The topological definition of continuity reads:

$f:X\rightarrow Y$ is continuous if for each open subset $V\subset Y$, $f^{-1}(V)$ is an open subset of $X$.

Of course, it does fit the epsilon-delta definition of continuity since in

$\forall\epsilon\exists\delta,|x-x_0|<\delta\Rightarrow|f(x)-f(x_0)|<\epsilon$

$|x-x_0|<\delta$ and $|f(x)-f(x_0)|<\epsilon$ are both open.
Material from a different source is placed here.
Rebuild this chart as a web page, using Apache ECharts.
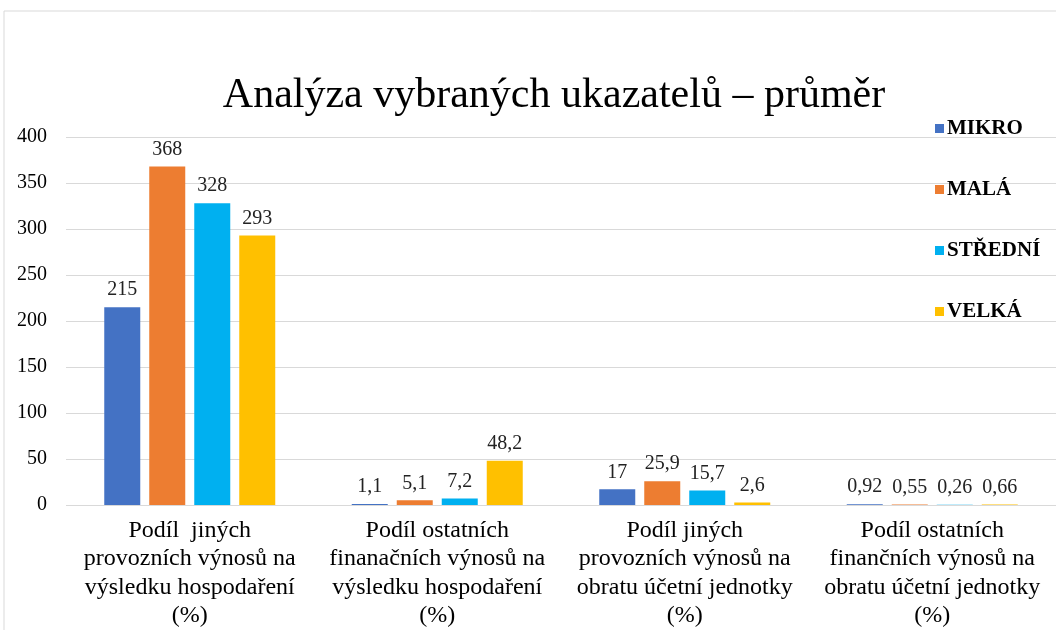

Also, since openess of a set means closeness of that set's complement, the following epsilon-delta definition (which is valid) also agree with the topological definition:

$\forall\epsilon\exists\delta,|x-x_0|\le\delta\Rightarrow|f(x)-f(x_0)|\le\epsilon$

Yet my question is, how about the following epsilon-delta definition?

$\forall\epsilon\exists\delta,|x-x_0|\le\delta\Rightarrow|f(x)-f(x_0)|<\epsilon$

1.) Is it a valid definition of continuity of $\mathbb{R}^n$ regardless of the topological definition?
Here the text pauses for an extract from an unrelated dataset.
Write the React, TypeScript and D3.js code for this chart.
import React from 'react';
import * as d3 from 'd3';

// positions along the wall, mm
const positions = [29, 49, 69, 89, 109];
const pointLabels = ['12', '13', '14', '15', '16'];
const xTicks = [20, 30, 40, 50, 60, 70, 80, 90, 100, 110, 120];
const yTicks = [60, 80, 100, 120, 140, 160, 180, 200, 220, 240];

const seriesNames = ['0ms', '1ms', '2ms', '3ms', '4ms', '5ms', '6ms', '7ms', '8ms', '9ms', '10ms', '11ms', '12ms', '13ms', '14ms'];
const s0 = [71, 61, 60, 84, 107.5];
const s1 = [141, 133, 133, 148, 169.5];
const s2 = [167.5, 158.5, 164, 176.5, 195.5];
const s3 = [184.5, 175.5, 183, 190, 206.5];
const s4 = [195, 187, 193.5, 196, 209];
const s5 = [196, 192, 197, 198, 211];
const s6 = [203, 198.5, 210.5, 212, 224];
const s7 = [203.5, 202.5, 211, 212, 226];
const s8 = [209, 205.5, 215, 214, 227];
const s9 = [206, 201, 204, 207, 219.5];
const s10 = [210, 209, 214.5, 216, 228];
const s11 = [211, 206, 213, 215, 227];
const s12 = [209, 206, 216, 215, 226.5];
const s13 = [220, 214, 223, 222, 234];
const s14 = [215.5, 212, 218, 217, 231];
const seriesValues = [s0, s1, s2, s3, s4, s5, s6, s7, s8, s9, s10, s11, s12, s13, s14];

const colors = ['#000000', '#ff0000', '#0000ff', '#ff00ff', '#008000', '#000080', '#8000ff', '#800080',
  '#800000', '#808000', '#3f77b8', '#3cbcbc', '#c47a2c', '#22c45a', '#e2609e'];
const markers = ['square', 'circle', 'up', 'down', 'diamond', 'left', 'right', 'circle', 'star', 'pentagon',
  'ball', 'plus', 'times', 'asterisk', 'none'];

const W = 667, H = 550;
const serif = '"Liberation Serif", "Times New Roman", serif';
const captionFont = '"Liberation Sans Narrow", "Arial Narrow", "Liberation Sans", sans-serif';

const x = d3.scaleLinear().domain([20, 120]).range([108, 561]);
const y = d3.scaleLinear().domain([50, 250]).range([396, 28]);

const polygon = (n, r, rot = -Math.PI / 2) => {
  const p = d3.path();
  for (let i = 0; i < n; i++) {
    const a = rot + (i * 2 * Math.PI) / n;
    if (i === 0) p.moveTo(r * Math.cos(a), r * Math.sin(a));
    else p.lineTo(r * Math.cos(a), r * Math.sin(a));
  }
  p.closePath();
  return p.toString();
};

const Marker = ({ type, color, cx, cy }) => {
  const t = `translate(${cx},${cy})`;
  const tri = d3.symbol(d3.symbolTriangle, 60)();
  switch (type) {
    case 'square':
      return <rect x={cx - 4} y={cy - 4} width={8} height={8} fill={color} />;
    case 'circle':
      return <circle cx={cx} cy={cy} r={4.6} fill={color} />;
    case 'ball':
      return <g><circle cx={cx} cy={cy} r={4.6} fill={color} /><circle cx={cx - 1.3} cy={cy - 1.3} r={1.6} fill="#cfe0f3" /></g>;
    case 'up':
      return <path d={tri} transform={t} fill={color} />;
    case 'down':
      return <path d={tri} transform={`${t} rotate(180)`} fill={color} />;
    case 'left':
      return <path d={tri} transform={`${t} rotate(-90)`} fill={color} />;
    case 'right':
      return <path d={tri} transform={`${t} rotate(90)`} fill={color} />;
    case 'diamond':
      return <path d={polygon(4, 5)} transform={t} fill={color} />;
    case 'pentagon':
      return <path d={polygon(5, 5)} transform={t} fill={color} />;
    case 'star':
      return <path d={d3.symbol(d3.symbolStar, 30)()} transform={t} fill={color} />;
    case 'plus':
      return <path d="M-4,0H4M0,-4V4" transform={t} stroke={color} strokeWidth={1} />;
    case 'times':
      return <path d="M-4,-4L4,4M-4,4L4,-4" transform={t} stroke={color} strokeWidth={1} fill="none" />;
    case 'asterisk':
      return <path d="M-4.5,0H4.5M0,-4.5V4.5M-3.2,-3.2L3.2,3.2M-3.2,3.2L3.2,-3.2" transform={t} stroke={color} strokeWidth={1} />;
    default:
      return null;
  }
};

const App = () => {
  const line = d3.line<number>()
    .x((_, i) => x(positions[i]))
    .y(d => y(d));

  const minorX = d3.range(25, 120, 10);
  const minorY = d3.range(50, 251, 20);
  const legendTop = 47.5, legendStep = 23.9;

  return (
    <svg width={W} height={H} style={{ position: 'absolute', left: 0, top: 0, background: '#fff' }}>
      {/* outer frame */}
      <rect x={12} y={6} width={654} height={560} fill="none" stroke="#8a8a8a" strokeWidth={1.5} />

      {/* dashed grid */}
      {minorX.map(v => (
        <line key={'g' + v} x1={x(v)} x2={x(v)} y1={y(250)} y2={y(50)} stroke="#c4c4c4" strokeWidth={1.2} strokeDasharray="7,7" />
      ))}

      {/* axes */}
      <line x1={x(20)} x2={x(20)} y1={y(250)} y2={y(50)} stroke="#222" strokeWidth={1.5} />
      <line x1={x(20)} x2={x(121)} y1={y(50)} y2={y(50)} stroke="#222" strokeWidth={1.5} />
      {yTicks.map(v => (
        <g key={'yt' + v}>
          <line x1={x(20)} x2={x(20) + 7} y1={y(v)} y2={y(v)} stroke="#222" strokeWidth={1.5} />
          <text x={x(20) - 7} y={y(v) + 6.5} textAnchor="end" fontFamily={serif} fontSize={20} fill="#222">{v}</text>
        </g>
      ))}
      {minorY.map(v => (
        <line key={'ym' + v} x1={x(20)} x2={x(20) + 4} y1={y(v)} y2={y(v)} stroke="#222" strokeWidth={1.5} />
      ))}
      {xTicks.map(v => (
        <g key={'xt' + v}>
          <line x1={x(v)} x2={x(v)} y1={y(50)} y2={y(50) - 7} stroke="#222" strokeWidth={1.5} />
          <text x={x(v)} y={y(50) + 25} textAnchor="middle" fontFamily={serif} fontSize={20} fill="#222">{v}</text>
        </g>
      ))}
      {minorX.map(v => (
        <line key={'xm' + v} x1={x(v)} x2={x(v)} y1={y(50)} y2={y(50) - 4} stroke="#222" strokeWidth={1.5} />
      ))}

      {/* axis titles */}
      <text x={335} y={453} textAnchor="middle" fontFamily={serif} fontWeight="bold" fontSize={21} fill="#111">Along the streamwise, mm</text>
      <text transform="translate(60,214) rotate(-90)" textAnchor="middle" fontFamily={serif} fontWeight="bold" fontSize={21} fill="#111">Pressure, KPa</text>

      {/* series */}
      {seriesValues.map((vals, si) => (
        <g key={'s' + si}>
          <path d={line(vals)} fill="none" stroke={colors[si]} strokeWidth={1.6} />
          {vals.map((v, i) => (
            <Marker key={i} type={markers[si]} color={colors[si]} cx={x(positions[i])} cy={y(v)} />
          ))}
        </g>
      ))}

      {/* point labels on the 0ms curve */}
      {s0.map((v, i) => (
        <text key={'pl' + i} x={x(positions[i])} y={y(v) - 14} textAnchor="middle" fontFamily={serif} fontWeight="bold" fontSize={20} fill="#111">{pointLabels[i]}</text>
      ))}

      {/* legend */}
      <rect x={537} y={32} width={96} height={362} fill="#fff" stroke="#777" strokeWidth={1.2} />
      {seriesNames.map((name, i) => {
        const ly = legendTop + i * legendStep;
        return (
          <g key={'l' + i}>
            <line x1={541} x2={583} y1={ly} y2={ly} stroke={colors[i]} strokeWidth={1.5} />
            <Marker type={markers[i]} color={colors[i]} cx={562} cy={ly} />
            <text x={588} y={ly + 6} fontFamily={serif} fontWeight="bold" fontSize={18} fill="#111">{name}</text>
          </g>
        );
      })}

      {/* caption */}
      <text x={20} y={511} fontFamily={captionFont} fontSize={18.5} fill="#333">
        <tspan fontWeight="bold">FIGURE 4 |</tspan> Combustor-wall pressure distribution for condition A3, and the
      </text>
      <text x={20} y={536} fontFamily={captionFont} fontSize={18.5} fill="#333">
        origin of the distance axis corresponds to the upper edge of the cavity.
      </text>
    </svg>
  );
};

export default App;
2.) If yes, does it agree with the topological definition of continuity?

Answer 1

You can consider 4 variations of the $\epsilon$-$\delta$ definition for continuity at a point $x_0$ in $\mathbb{R}^n$.

1. $\forall \epsilon>0 : \exists \delta > 0: \forall x: (| x - x_0 | < \delta \Rightarrow |f(x) - f(x_0)| < \epsilon)$.
2. $\forall \epsilon>0 : \exists \delta > 0: \forall x: (| x - x_0 | \le \delta \Rightarrow |f(x) - f(x_0)| < \epsilon)$.
3. $\forall \epsilon>0 : \exists \delta > 0: \forall x: (| x - x_0 | < \delta \Rightarrow |f(x) - f(x_0)| \le \epsilon)$.
4. $\forall \epsilon>0 : \exists \delta > 0: \forall x: (| x - x_0 | \le \delta \Rightarrow |f(x) - f(x_0)| \le \epsilon)$.
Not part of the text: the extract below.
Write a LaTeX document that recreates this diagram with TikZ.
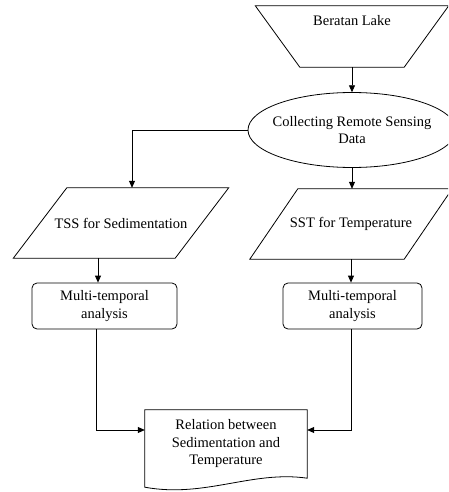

One can easily check that all of these are mutually equivalent, and we can even do this in any pair of metric spaces instead of $\mathbb{R}^n$. But this is a simple consequence of properties of the order in $\mathbb{R}$ and properties of $\mathbb{R}$ itself.

E.g. to see that 1 implies 2: assume 1 holds, and pick $\epsilon>0$. Then 1 guarantees us a $\delta>0$ with the properties of 1. and then for 2. we just pick $\delta' = \frac{\delta}{2} > 0$. Then if $|x - x_0| \le \delta' = \frac{\delta}{2} < \delta$, so 1 guarantees that indeed $|f(x) - f(x_0)| < \epsilon$.

Other implications go similarly.

And all of these are equivalent to the topological definition. The proof of which uses the first, the most standard, variant as this corresponds best to interior points / open balls.

(Proof in one direction: suppose $O$ is open in the image, and let $x_0$ be in $f^{-1}[O]$. Then $f(x_0) \in O$, so there is some open ball with radius $\epsilon>0$ such that $B(f(x_0), \epsilon) \subset O$. Apply definition 1 to this $\epsilon$ to get $\delta>0$, and then one checks that $B(x_0, \delta) \subset f^{-1}[O]$. The $<$ signs give us nice open balls, so the proof is "smooth")

But the $\le$ instead of $<$ does not have anything to do with inverse images of closed sets being closed etc. The 4 variants are mutually equivalent, and the first one is the more natural to prove the equivalence to the topological definition.